Keep comments simple in divorce cases

Judith Martin United Feature Syndicate

Dear Miss Manners: Two of my colleagues have divorced their spouses and are now dating one another. While speculation has circulated about them dating for the past year or so, one divorce just became final while the other one is still being completed.

While they have told a few people around the department, they have not told me personally, and while we’ve seen them together on our city’s subway, they have not come out as an official couple. I am very confused on how to act around them.

Obviously, it’s not polite to ask how their spouses are doing, but is it polite to ask how they are doing, or how the children are doing? Or simply leave it to how the weather is today?
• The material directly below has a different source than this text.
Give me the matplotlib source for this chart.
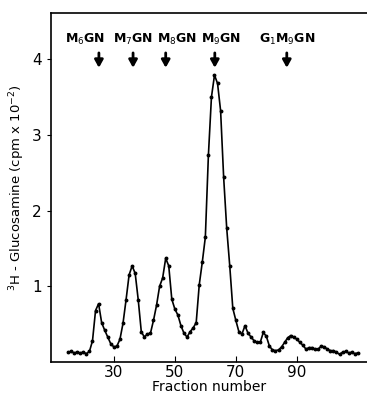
import matplotlib
matplotlib.use("Agg")
import matplotlib.pyplot as plt

fractions = list(range(15, 111))
counts = [0.13, 0.14, 0.12, 0.13, 0.12, 0.13, 0.11, 0.14, 0.28, 0.68,
          0.77, 0.52, 0.42, 0.33, 0.24, 0.20, 0.21, 0.30, 0.51, 0.82,
          1.15, 1.27, 1.17, 0.82, 0.40, 0.33, 0.37, 0.38, 0.55, 0.75,
          1.00, 1.11, 1.37, 1.27, 0.83, 0.70, 0.62, 0.48, 0.38, 0.33,
          0.40, 0.45, 0.52, 1.02, 1.32, 1.65, 2.73, 3.50, 3.79, 3.68,
          3.32, 2.44, 1.77, 1.27, 0.71, 0.55, 0.40, 0.37, 0.48, 0.38,
          0.33, 0.28, 0.26, 0.26, 0.39, 0.34, 0.21, 0.16, 0.15, 0.16,
          0.20, 0.26, 0.32, 0.35, 0.33, 0.30, 0.26, 0.22, 0.17, 0.19,
          0.19, 0.17, 0.17, 0.21, 0.20, 0.17, 0.15, 0.15, 0.13, 0.10,
          0.13, 0.14, 0.12, 0.13, 0.11, 0.12]

# standards: label, label x, arrow x
std_labels = ["M$_6$GN", "M$_7$GN", "M$_8$GN", "M$_9$GN", "G$_1$M$_9$GN"]
label_pos = [20.5, 36.3, 50.6, 65.0, 86.7]
arrow_pos = [25.1, 36.3, 47.0, 63.1, 86.7]

fig = plt.figure(figsize=(3.67, 3.95), dpi=100)
ax = fig.add_axes([0.139, 0.0835, 0.861, 0.8835])

ax.plot(fractions, counts, color="black", lw=1.2, marker="o", ms=1.8)

for lab, lx, axx in zip(std_labels, label_pos, arrow_pos):
    ax.text(lx, 4.26, lab, ha="center", va="center", fontsize=9, fontweight="bold")
    ax.annotate("", xy=(axx, 3.85), xytext=(axx, 4.12),
                arrowprops=dict(arrowstyle="-|>,head_width=0.25,head_length=0.45",
                                color="black", lw=2))

ax.set_xlim(9.4, 113)
ax.set_ylim(0, 4.61)
ax.set_xticks([30, 50, 70, 90])
ax.set_yticks([1, 2, 3, 4])
ax.tick_params(axis="x", direction="in", length=4, labelsize=11, pad=2)
ax.tick_params(axis="y", direction="out", length=3, labelsize=11)
ax.spines["right"].set_visible(False)
for s in ["left", "top", "bottom"]:
    ax.spines[s].set_linewidth(1.2)

ax.set_xlabel("Fraction number", fontsize=10, labelpad=0)
ax.set_ylabel("$^3$H - Glucosamine (cpm x 10$^{-2}$)", fontsize=9.5, labelpad=4)

fig.savefig("out.png", dpi=100)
At what point do the divorces become common knowledge and I should be expected to know about it?

Gentle Reader: The number of conventional inquiries one can make without running into land mines lessens every day, Miss Manners has observed. “How are the children?” seems innocuous enough, but what if the children are siding with the deserted spouses and have stopped speaking to these?

“How are you?” is quite enough. Fortunately, you are not required to comment on the situation unless they bring it up, in which case you can get by with, “I wish you both well.”

Dear Miss Manners: In the days of dance cards, how did the men keep track of whom to dance with next?

Gentle Reader: They had cards, too. They tucked them away, where the cads pretended to have lost them if they met ladies they liked better than the ones they had previously engaged. Miss Manners suspects this may be why the custom fell into disuse.